The Acrobat Reader does something similar. So does the Mozilla Suite and Mozilla Firefox, among others. Press the Page Down or Page Up keys and presto, you’re going to scroll a fixed amount of document space. I seem to remember that the clunky Remingtons of my youth had the same keys that performed a rudimentary function of moving the page up and down. The more efficient Canon Typestars and Brother electronic machines that replaced the portable typewriters such as the Facits and Olivettis — so sleek and so sought after in the 1970s — were not bereft of such functions either. Admittedly, it was not performed as sophisticatedly as today’s high-speed, jazzed-up computers do, but from the 1980s certainly, the page scroll function as we know it today did exist in some form.

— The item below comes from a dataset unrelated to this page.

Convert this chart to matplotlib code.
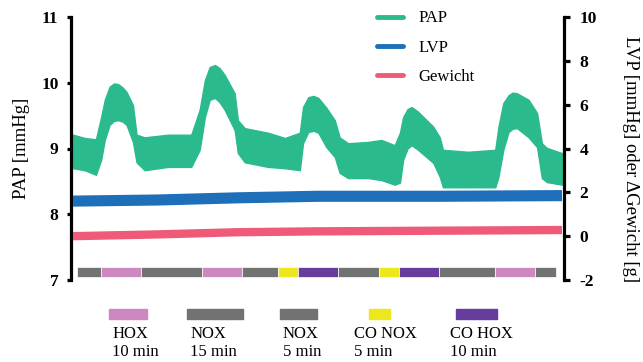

Yet, the US Patent and Trademark Office (USPTO), which granted Microsoft the patent on August 19, was convinced that the claim had merits because it simplifies matters for users who do not wish to press multiple keys. It describes the ‘invention’ thus: “A method and system in a document viewer for scrolling a substantially exact increment in a document, such as one page, regardless of whether the zoom is such that all or one page is currently being viewed. In one implementation, pressing a Page Down or Page Up keyboard key/button allows a user to begin at any starting vertical location within a page, and navigate to that same location on the next or previous page. For example, if a user is viewing a page starting in a viewing area from the middle of that page and ending at the bottom, a Page Down command will cause the next page to be shown in the viewing area starting at the middle of the next page and ending at the bottom of the next page.
Whoa! Whatever happened to ‘prior art’ and ‘obviousness’, the two tests on which innovation is measured? If something exists already, or is patently obvious, patents are not supposed to be granted. But then you can also argue that the claim filed on March 4, 2005, by Timothy D Sellers, Heather L Grantham and Joshua A Dersch on behalf of Microsoft was for a method of implementation and not an all-encompassing idea.

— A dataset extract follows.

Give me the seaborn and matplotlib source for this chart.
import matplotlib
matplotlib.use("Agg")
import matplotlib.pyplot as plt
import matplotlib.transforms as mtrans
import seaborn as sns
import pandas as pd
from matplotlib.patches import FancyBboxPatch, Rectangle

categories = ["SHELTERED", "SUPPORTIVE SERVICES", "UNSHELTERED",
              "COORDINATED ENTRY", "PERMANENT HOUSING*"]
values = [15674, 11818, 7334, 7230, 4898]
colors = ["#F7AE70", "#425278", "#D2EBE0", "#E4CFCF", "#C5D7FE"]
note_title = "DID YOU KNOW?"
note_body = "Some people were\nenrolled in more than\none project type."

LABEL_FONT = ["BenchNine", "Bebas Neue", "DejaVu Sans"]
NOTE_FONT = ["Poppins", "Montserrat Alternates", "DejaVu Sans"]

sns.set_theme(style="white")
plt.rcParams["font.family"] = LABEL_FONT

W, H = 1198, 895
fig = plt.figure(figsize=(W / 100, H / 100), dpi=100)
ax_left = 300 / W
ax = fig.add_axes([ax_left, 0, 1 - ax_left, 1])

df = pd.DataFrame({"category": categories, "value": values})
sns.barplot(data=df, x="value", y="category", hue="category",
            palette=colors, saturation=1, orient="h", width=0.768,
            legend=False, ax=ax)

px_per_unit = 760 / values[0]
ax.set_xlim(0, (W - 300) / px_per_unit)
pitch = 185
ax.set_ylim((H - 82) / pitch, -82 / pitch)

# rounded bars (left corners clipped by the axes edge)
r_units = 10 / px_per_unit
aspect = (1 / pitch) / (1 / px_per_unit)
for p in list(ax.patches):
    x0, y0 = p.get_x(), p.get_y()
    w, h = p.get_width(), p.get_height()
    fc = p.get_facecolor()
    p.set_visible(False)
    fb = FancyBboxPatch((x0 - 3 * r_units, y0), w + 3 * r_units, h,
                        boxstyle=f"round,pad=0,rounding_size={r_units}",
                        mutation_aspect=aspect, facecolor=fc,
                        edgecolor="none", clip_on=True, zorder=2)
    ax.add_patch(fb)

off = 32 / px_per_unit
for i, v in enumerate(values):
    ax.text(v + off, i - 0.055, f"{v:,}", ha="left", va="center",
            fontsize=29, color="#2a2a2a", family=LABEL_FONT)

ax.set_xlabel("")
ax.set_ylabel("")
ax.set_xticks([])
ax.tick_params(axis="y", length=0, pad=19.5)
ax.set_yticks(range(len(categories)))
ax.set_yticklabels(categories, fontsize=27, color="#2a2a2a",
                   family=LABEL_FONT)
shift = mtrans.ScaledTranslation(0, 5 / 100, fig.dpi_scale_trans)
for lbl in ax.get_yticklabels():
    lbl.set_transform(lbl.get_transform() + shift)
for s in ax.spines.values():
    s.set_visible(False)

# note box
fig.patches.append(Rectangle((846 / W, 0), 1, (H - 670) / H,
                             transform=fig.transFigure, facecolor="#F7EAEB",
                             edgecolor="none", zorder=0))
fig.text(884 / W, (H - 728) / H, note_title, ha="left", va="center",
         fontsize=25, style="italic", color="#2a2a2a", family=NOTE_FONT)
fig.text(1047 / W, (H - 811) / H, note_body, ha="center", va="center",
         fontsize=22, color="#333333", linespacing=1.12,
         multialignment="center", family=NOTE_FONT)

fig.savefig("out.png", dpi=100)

The nerds are completely hysterical over the latest patent (No. 7, 415,666) to join Microsoft’s legion of 10,000-odd patents. Read the posts on the blogs popular with this community and you are struck by the utter disbelief and rage that has greeted the latest Microsoft coup. Most of them are hopping mad that something as obvious as the incremental page view has been granted a patent although it was amusing to discover that many were under the illusion that the Page Down/Page Up keys had been patented! Absurd, pathetic, ridiculous and unbelievable are the words most commonly used in the blog posts to describe the news which has made the software universe hopping mad.
All the same, they believe that the Microsoft patent will go unchallenged for the simple reason that developers of earlier proprietary software are unlikely to disclose enough of their pagination algorithms to prove their case. As one blogger observed rather tartly: “No reputable-enough publisher or publication is likely to ever document the behaviour of something so absurdly simple as, say, Acrobat’s Page Down action in enough detail to invalidate the MS patent; it would rightly be considered a waste of paper.”
One is not so sure that this is the calculation of the Redmond-based goliath which also boasts such things as mouse scroll wheels and double clicking in its vast array of patents. But Steve Ballmer and company have a good reason to exult: They may not have been the first with the page view idea but they were certainly the first to streamline it and patent it. Thus, Patent No. 7, 415,666 will provide more grist to the mill of the software giant which is seldom at rest on patent issues. Last Wednesday, it had reason to rejoice once again when a court in Washington allowed them to collect $20 million from Immersion, a company that makes touch sensors for interacting with computer applications and games, to settle a patent claim. With 10,000 patents in its armoury, the Microsoft arsenal is a pretty deadly one to contend with.
Does one blame the company or America’s patent system for such monstrosities?